*Set task*: Within the records below, find each line that holds the string "this", then copy it.

##############################

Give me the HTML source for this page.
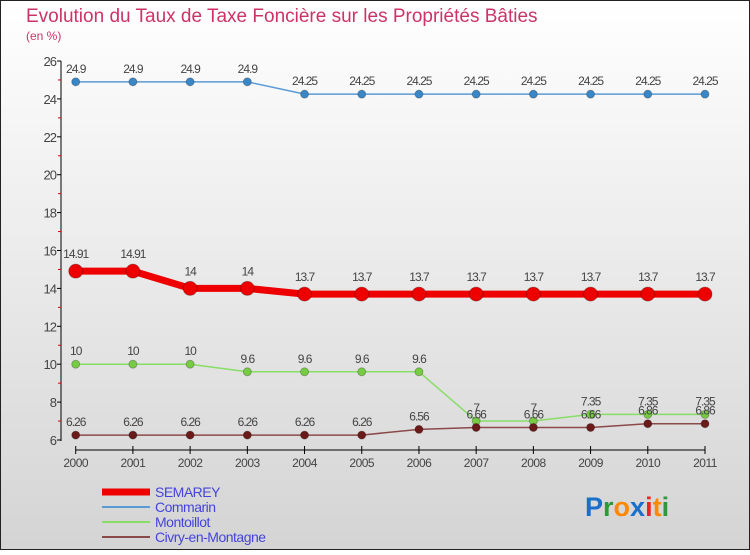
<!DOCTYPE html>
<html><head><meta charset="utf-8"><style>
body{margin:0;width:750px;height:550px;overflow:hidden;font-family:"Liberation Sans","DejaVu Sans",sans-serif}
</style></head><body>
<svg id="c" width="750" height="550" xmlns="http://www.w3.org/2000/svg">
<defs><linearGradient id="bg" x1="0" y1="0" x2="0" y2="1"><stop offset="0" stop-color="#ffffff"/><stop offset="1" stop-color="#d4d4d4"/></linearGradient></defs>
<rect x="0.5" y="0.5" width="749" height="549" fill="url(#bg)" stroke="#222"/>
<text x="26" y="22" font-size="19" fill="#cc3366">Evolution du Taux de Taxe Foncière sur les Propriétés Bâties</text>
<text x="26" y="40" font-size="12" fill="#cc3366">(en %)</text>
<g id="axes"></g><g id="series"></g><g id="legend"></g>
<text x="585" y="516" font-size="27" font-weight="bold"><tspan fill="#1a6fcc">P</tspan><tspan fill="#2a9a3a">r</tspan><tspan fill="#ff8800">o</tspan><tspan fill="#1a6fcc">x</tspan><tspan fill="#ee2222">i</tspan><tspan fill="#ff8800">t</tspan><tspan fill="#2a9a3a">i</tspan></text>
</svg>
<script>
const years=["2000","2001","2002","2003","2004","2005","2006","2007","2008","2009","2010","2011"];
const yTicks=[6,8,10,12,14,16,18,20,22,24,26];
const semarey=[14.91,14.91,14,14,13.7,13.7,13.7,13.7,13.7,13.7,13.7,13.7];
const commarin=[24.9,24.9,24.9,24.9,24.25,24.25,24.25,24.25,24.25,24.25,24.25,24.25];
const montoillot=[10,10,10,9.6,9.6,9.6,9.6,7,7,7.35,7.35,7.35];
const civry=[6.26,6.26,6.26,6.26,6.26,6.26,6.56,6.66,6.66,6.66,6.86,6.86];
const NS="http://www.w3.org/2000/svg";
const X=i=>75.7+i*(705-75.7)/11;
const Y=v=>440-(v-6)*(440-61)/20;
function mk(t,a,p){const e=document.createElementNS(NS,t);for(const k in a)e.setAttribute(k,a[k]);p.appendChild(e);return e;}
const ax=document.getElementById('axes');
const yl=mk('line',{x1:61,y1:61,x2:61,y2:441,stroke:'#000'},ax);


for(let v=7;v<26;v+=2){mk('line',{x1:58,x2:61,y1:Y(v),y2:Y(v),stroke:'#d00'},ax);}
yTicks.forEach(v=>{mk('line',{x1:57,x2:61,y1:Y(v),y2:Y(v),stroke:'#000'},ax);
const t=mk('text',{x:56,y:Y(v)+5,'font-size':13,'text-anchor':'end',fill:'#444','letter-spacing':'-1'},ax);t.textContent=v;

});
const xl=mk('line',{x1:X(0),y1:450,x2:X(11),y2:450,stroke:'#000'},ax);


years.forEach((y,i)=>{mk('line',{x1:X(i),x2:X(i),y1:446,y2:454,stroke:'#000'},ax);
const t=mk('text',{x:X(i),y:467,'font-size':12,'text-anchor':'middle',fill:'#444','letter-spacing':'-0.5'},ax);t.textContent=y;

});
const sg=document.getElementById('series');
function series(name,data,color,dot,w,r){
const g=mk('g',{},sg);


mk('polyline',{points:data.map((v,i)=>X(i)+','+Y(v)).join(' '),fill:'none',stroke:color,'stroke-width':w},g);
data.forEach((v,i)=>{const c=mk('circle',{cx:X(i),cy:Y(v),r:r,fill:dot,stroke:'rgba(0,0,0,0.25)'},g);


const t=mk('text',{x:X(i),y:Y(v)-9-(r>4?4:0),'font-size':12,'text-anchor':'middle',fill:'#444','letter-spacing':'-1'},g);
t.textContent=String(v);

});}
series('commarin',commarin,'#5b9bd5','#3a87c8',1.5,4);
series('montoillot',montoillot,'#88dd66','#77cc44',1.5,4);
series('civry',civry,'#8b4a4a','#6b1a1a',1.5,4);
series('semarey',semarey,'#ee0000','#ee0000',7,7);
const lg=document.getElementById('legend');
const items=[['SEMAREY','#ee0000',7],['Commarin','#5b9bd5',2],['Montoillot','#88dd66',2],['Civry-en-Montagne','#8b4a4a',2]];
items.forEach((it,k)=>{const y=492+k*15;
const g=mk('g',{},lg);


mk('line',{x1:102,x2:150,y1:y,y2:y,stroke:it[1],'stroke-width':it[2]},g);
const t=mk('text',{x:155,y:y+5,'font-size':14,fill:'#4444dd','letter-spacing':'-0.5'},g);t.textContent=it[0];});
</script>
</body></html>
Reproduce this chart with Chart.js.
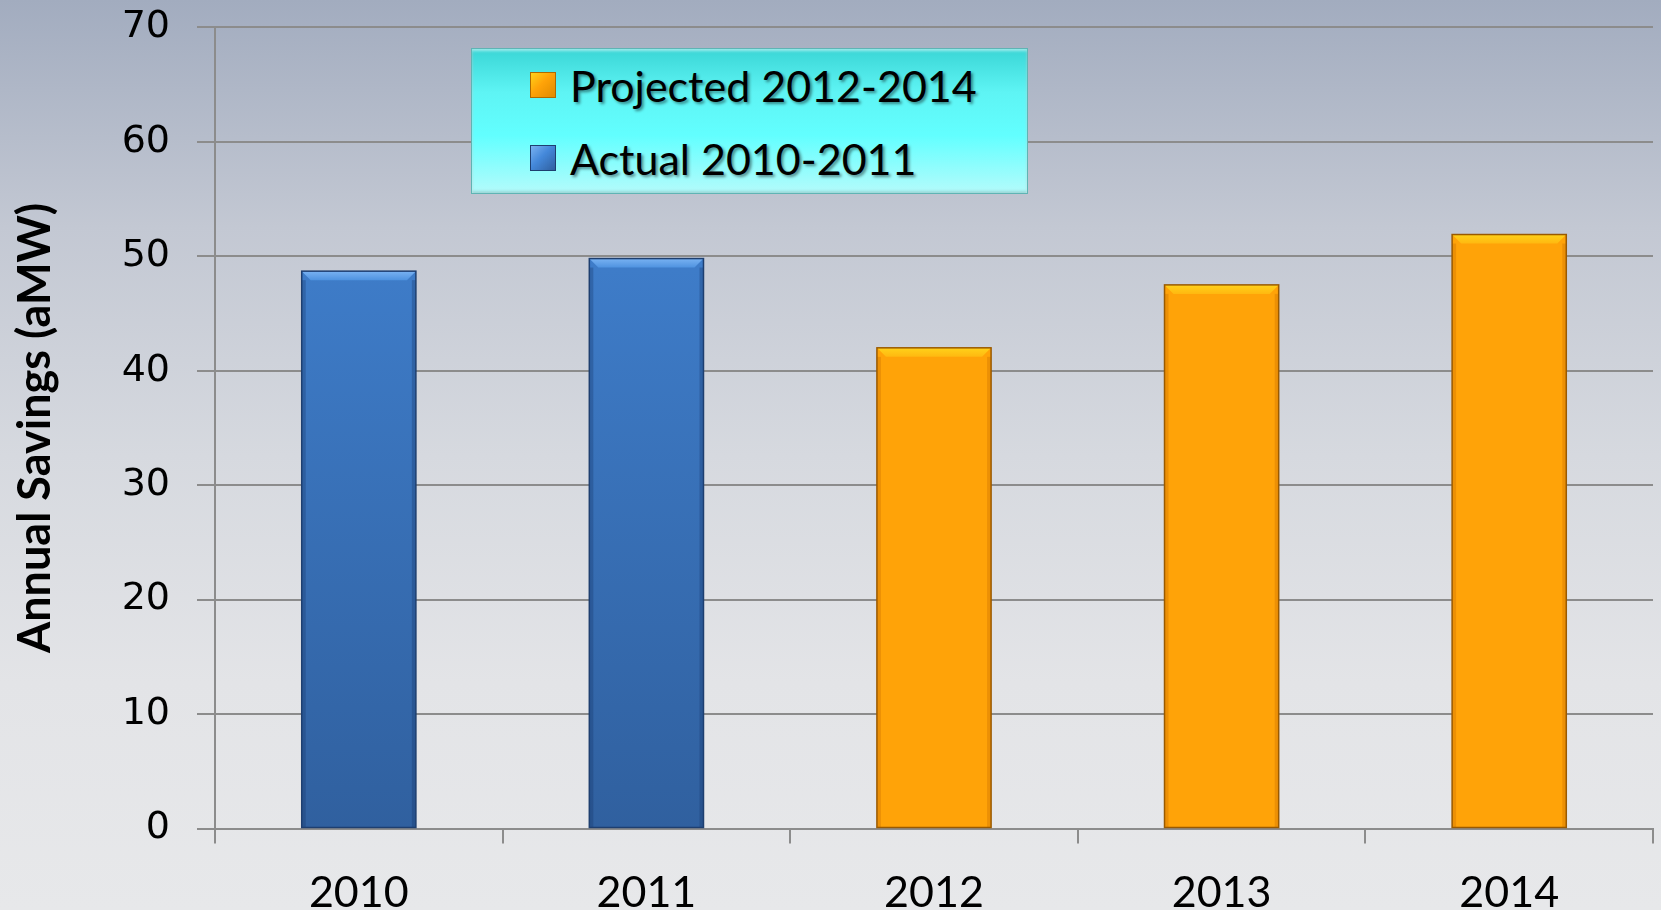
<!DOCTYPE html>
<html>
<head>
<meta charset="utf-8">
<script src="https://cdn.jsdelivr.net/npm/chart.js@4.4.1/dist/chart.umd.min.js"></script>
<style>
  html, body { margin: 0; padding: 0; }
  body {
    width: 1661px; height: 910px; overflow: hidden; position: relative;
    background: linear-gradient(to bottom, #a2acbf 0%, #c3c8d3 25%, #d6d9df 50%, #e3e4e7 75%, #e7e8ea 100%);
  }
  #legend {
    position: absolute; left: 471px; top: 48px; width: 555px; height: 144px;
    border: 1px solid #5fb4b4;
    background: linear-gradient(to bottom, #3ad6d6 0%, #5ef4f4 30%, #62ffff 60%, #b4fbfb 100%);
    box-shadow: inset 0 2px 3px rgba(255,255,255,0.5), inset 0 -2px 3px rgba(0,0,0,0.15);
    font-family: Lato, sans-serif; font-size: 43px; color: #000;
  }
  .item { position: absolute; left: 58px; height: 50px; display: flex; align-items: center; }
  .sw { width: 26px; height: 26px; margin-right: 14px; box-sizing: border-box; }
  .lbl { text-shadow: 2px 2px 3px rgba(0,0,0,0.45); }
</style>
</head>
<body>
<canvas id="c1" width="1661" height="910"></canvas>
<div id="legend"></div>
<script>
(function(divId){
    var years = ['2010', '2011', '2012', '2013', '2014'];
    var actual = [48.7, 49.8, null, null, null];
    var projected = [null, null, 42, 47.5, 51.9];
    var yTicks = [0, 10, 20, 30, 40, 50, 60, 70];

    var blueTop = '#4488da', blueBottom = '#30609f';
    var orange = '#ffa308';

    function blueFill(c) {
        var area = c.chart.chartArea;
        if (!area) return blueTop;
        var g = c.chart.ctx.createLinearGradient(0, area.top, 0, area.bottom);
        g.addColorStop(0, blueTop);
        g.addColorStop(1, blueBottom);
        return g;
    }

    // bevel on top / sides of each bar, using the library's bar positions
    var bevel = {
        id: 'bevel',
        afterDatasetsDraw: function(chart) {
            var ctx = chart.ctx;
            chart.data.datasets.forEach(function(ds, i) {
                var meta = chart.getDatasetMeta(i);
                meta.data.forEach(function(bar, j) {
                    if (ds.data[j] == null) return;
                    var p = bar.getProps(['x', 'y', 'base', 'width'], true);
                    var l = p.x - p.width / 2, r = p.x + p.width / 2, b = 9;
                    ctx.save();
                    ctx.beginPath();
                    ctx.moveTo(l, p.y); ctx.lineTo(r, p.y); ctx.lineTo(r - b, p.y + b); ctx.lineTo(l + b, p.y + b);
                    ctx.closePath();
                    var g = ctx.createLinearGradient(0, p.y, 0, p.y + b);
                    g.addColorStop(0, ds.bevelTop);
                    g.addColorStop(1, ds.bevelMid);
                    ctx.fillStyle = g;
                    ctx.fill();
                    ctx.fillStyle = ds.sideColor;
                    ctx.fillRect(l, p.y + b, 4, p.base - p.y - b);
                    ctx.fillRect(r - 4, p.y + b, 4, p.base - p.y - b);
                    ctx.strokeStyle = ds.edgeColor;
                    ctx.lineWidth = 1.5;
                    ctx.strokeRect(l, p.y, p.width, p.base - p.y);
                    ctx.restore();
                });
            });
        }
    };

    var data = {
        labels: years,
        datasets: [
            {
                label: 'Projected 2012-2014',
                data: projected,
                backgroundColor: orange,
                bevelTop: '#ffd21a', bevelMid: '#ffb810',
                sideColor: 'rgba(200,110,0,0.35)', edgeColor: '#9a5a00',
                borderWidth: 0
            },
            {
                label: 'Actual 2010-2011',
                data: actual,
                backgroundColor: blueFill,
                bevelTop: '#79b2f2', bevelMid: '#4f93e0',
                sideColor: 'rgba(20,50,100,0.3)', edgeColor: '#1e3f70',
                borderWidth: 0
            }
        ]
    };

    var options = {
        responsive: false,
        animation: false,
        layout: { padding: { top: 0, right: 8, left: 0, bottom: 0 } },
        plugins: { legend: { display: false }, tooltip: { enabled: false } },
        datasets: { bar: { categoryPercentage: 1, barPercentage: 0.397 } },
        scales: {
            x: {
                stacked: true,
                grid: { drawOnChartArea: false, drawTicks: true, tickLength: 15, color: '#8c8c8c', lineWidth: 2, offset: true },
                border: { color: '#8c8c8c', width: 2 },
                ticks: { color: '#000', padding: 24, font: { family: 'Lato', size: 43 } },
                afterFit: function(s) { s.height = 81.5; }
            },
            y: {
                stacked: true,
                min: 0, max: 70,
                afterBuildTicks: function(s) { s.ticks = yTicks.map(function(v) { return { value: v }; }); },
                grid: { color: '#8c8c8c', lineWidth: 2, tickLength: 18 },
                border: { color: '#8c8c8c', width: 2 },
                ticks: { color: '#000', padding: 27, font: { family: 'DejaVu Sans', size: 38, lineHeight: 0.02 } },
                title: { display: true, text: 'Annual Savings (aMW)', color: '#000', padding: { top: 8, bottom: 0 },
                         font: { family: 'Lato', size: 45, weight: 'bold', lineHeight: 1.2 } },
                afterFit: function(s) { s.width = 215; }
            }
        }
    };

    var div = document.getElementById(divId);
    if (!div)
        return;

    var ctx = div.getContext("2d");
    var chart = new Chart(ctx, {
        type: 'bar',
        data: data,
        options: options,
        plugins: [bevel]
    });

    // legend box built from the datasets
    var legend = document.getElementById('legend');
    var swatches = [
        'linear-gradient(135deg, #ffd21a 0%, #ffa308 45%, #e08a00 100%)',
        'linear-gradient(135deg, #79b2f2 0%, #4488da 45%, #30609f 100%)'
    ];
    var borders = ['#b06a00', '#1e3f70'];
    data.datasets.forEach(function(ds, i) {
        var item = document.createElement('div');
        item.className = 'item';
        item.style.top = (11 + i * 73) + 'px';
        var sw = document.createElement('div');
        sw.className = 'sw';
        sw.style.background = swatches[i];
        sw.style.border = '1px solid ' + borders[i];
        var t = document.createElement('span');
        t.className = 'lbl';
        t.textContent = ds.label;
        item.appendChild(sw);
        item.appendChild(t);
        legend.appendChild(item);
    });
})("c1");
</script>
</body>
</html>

##############################

*Answer below*:
Give me the HTML source for this page.
Reproduce this chart with Chart.js.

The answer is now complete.